The industry measures tire tread depth in increments of 32nds of an inch, or x/32″. Tires start out life at around 10/32″. They are technically worn out at 3/32″, but also can be unusable due to old, hard or cracking rubber. Modern cars have tire pressure monitoring systems (TPMS) that wirelessly and continuously check your tire inflation. Tires that run under inflated run hot, and can melt the inside surface into little rubber balls. A blow out can endanger a driver and any nearby cars. Old rubber may not stick on wet or cold streets and highways. Low tread depth is a recipe for hydroplaning in a storm. Tires must be replaced when they are worn out or damaged.
Karmakanix offers a wide variety of new tire options from many well known brands including Michelin, Bridgestone, Continental, and Kumho. We try to keep our prices competitive with other dealers and online outlets. When buying tires it is important to follow the factory recommended specifications for size and load rating. If you have aftermarket wheels we will do our best to advise on the proper tires. In accordance with a recent state law, Karmakanix checks for tread depth and sets tire pressure every time your vehicle comes in for a visit. And we have always done so.
Why Spend Good Money for Good Tires?
Understand that there are cheaper tires available, but there are downsides to saving money on tires. Cheaper tires can have poor quality rubber that gets hard within a few years, then the car brakes and handles poorly. More important is the balance aspect of the construction. Less expensive tires can require large amounts of balance weights when installed. That means a heavy spot in the tread that never goes away.
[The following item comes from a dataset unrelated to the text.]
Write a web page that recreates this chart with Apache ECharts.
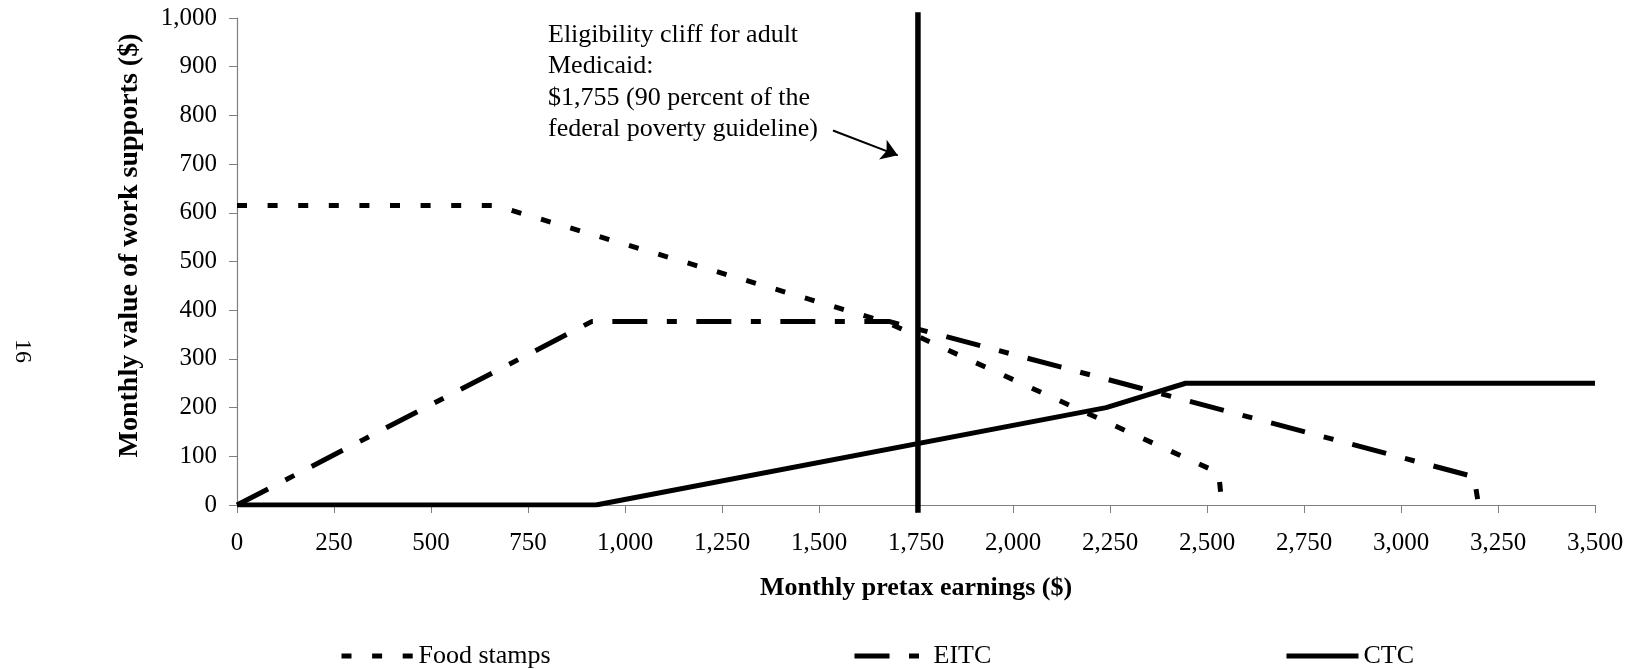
<!DOCTYPE html>
<html>
<head>
<meta charset="utf-8">
<script src="https://cdn.jsdelivr.net/npm/echarts@6/dist/echarts.min.js"></script>
<style>
  html, body { margin: 0; padding: 0; background: #fff; }
  #chart { width: 1633px; height: 669px; }
</style>
</head>
<body>
<div id="chart"></div>
<script>
// values, monthly $ : [earnings, benefit]
const foodStamps = [[0, 615], [665, 615], [1675, 375], [2530, 66], [2535, 27]];
const eitc = [[0, 0], [915, 377], [1680, 377], [3188, 58], [3200, 0]];
const ctc = [[0, 0], [925, 0], [2240, 200], [2445, 250], [3500, 250]];
// Medicaid cliff, drawn slightly past both ends of the y axis like the original
const medicaidLine = [[1755, -16], [1755, 1012]];
const arrowFrom = [1536, 769];
const arrowTo = [1703, 718];

const noteLines = [
  'Eligibility cliff for adult',
  'Medicaid:',
  '$1,755 (90 percent of the',
  'federal poverty guideline)'
];
const pageNumber = '16';

const serif = '"Liberation Serif", "Times New Roman", serif';
const fmt = v => v.toLocaleString('en-US');

var chart = echarts.init(document.getElementById('chart'));

function legendFor(name, left, width) {
  return {
    data: [name],
    left: left,
    top: 638,
    itemWidth: width,
    itemHeight: 14,
    textStyle: { fontFamily: serif, fontSize: 26, color: '#000' },
    itemStyle: { opacity: 0 },
    lineStyle: { width: 5 }
  };
}

chart.setOption({
  animation: false,
  grid: { left: 237, right: 38, top: 18, bottom: 164 },
  legend: [
    legendFor('Food stamps', 334, 72),
    legendFor('EITC', 847, 74),
    legendFor('CTC', 1279, 72)
  ],
  xAxis: {
    type: 'value',
    min: 0,
    max: 3500,
    interval: 250,
    name: 'Monthly pretax earnings ($)',
    nameLocation: 'middle',
    nameGap: 70,
    nameTextStyle: { fontFamily: serif, fontSize: 26, fontWeight: 'bold', color: '#000' },
    axisLine: { lineStyle: { color: '#808080', width: 1.2 } },
    axisTick: { length: 8, lineStyle: { color: '#808080' } },
    axisLabel: { margin: 26, fontFamily: serif, fontSize: 25, color: '#000', formatter: fmt },
    splitLine: { show: false }
  },
  yAxis: {
    type: 'value',
    min: 0,
    max: 1000,
    interval: 100,
    name: 'Monthly value of work supports ($)',
    nameLocation: 'middle',
    nameGap: 93,
    nameTextStyle: { fontFamily: serif, fontSize: 28, fontWeight: 'bold', color: '#000', padding: [0, 0, 0, 32] },
    axisLine: { show: true, lineStyle: { color: '#808080', width: 1.2 } },
    axisTick: { show: true, length: 8, lineStyle: { color: '#808080' } },
    axisLabel: { margin: 20, fontFamily: serif, fontSize: 25, color: '#000', formatter: fmt },
    splitLine: { show: false }
  },
  graphic: [
    {
      type: 'text',
      left: 548,
      top: 19,
      style: {
        text: noteLines.join('\n'),
        font: '26px ' + serif,
        lineHeight: 31.5,
        fill: '#000'
      }
    },
    {
      type: 'text',
      x: 22,
      y: 351,
      rotation: -Math.PI / 2,
      style: {
        text: pageNumber,
        font: '24px ' + serif,
        fill: '#000',
        textAlign: 'center',
        textVerticalAlign: 'middle'
      }
    }
  ],
  series: [
    {
      name: 'Food stamps',
      type: 'line',
      data: foodStamps,
      symbol: 'none',
      color: '#000',
      lineStyle: { color: '#000', width: 5, type: [10, 20.6] }
    },
    {
      name: 'EITC',
      type: 'line',
      data: eitc,
      symbol: 'none',
      color: '#000',
      lineStyle: { color: '#000', width: 5, type: [35, 19.5, 10, 19.5] }
    },
    {
      name: 'CTC',
      type: 'line',
      data: ctc,
      symbol: 'none',
      color: '#000',
      lineStyle: { color: '#000', width: 5 }
    },
    {
      name: 'Medicaid cliff',
      type: 'line',
      data: medicaidLine,
      symbol: 'none',
      clip: false,
      color: '#000',
      lineStyle: { color: '#000', width: 5.5 },
      markLine: {
        silent: true,
        symbol: ['none', 'arrow'],
        symbolSize: 16,
        label: { show: false },
        lineStyle: { color: '#000', width: 2, type: 'solid' },
        data: [[{ coord: arrowFrom }, { coord: arrowTo }]]
      }
    }
  ]
});
</script>
</body>
</html>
The heavy spot will hit the road harder every time the tire spins at speed, and will wear more, becoming out of balance. That tire will require balancing soon, but also turns into a potential suspension wearing problem. Even before the driver can feel a vibration, cheaper tires can be vibrating and wearing down your tie rods and ball joints, your struts and shocks, leading to expensive repairs that tower above the initial savings.
The best tires have high silicon content in the rubber, and thus stick well in the cold and wet, even when old age sets in. They must be properly load rated, meaning matched to the weight of the vehicle. A tire load rated for a light car may blow out if used on a heavily loaded van. Ask your Service Advisor for the proper quality tires.